The kind of thing that's happened has a tendency to make you look really carefully at yourself - at least when it goes down the way it did, I think. I mean, had I done one horrible thing to Gavan or had he done something horrible to me - like cheating, for instance - then the tendency would be to focus all the energy and anger on the other person. But look, we both agreed that it's a mutual thing, and though I know there was a whole raft of niggling little things about Gavan that drove me toward my decision, and an equal number of things about me that made him come to his, it just seems to me that there's more of a tendency to look at yourself for blame. I wasn't up to the challenge. I didn't love him enough, or in the right way. I mean, I'm not an idiot, nor am I pathetically low in the self esteem department (but I am an actor, mind, so it's kinda built in that I need some kinda reinforcement - I mean, we come to the stage looking for something, right?), but I'm smart enough to know that it takes two to tango. It's just that I'm the sort of person (blame it on my upbringing - Roman Catholic) who, while perfectly willing to share the blame, first thinks about ladling out my portion of it.
So there you have it. That's where I'm standing. I'm a little scattered, and I've the feeling that I've got to put my ducks in a row before heading back to New York City tomorrow.

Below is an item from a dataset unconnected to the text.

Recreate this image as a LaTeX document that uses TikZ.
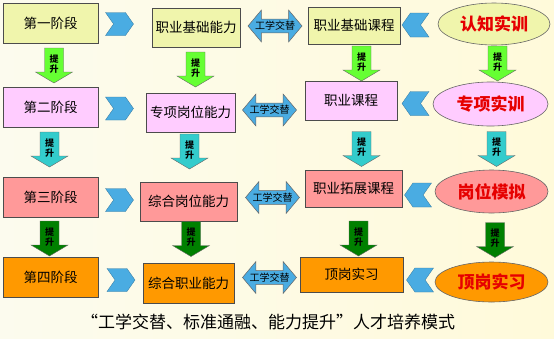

The scary thing is that I don't feel as though that's going to happen (not that you can order the affairs of your heart in a couple of days), but I'm a little scared that it's never going to happen.
How do you leave the person you thought you'd spend forever with? How do you do the things necessary to end it succinctly without burning bridges and avoiding hurt when you so want to believe that it's not completely your fault? How do you get angry enough to end it without being angry enough to say hurtful things? How do you be an adult?
Anyone have a manual they can loan me?